◆ **Material shown**:
+++
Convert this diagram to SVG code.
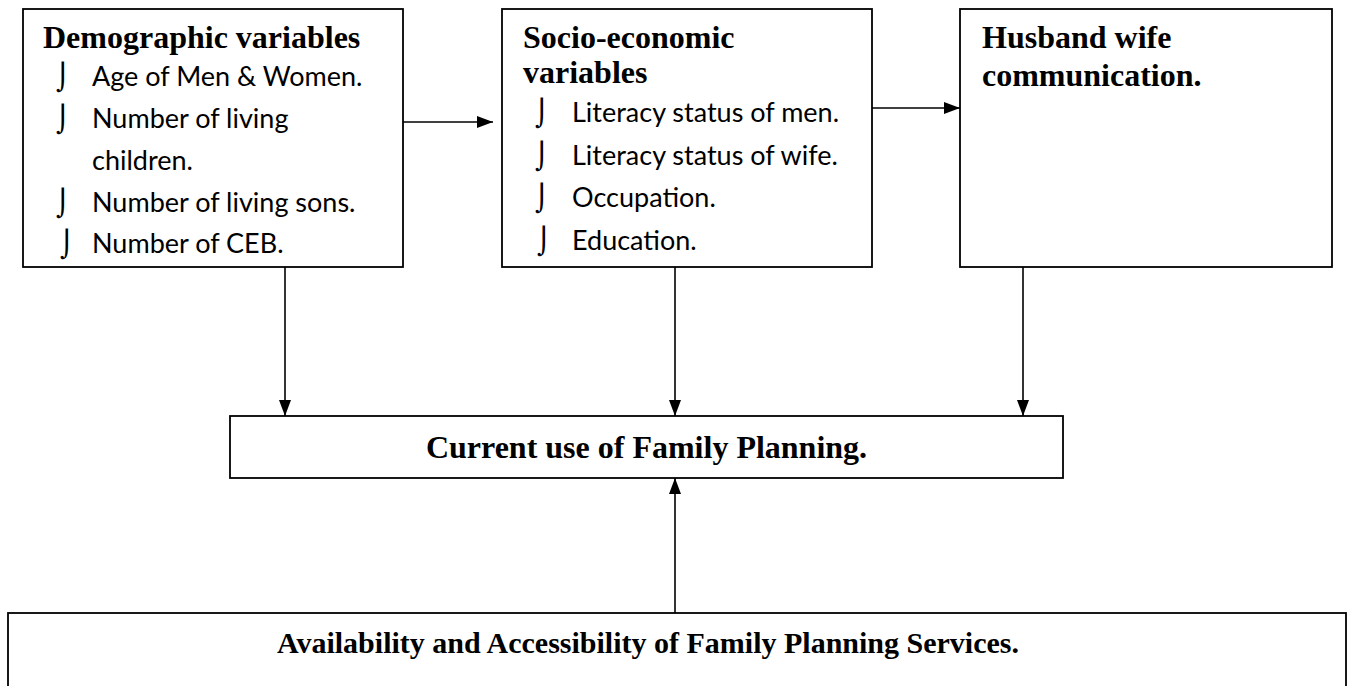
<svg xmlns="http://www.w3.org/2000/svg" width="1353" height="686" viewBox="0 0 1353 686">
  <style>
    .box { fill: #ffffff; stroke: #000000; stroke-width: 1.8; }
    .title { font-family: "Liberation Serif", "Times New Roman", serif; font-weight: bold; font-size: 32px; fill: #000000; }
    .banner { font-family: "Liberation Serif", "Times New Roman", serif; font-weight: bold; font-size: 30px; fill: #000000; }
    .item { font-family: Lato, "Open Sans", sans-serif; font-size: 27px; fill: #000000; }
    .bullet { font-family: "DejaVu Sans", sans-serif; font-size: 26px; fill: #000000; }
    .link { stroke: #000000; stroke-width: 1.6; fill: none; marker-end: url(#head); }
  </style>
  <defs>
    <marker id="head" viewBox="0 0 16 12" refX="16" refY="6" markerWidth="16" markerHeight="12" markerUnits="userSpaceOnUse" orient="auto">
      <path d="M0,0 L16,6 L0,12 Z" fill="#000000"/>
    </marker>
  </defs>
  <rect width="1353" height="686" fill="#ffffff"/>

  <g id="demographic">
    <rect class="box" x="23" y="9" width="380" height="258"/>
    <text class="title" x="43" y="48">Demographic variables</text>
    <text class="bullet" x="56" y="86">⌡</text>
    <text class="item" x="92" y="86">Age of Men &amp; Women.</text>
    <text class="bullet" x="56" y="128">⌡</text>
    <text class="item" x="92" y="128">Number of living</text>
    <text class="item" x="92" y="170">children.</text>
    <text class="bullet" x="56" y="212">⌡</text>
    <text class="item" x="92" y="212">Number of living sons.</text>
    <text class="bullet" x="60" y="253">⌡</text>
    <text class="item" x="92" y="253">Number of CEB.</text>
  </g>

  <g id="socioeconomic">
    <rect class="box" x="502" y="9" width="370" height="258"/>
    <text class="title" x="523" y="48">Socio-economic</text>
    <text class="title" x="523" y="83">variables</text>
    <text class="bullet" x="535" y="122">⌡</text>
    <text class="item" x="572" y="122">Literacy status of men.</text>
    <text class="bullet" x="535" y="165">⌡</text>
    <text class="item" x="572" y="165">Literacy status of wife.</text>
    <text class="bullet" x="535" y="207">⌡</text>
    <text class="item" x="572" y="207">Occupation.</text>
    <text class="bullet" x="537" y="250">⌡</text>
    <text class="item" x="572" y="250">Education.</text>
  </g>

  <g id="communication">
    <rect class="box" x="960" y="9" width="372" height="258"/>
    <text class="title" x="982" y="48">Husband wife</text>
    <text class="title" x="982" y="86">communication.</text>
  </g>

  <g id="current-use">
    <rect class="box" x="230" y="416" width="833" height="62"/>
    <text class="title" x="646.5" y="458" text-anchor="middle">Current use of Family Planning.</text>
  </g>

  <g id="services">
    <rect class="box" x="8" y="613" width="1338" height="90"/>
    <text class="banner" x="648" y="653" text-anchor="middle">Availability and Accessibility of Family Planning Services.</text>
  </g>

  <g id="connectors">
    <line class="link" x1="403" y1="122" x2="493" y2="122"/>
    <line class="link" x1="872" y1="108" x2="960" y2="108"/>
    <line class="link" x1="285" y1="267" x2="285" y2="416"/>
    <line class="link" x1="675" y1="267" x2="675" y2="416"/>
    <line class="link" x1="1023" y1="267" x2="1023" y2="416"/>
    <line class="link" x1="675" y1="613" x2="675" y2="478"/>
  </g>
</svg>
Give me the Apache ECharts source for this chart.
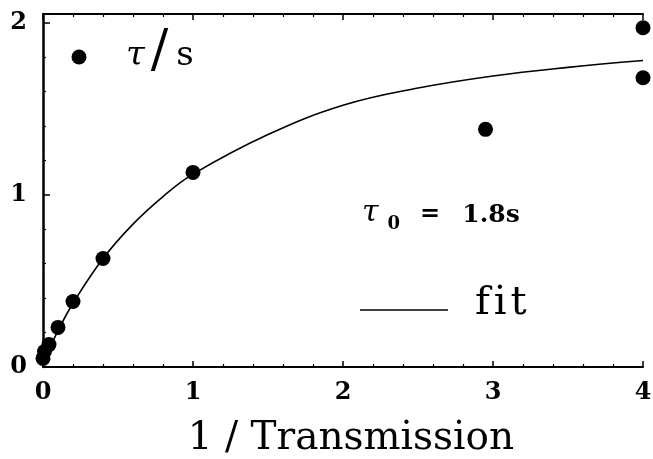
+++
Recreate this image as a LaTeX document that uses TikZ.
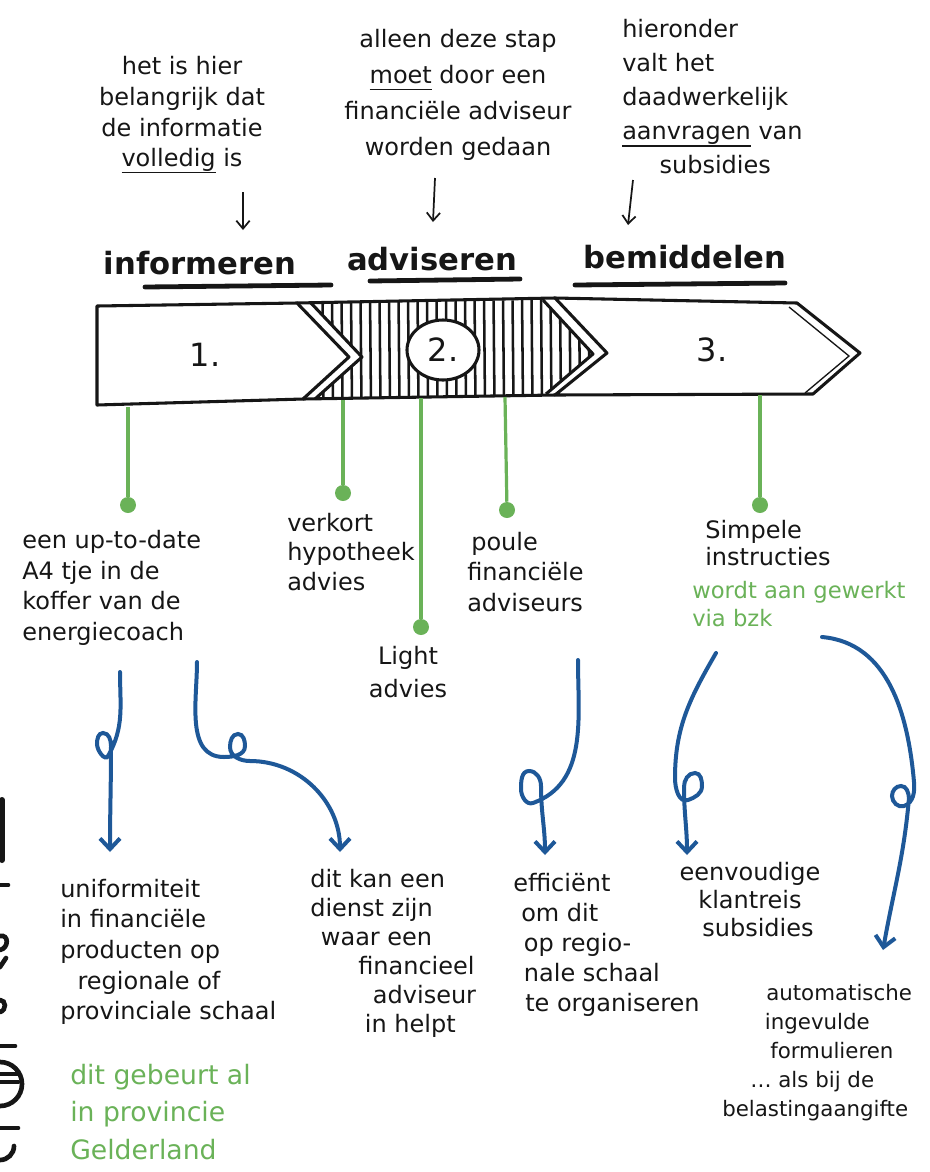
+++
Your answer should be a single number: the count of lines in the material above that contain "this".

◆ **Complete answer**: 3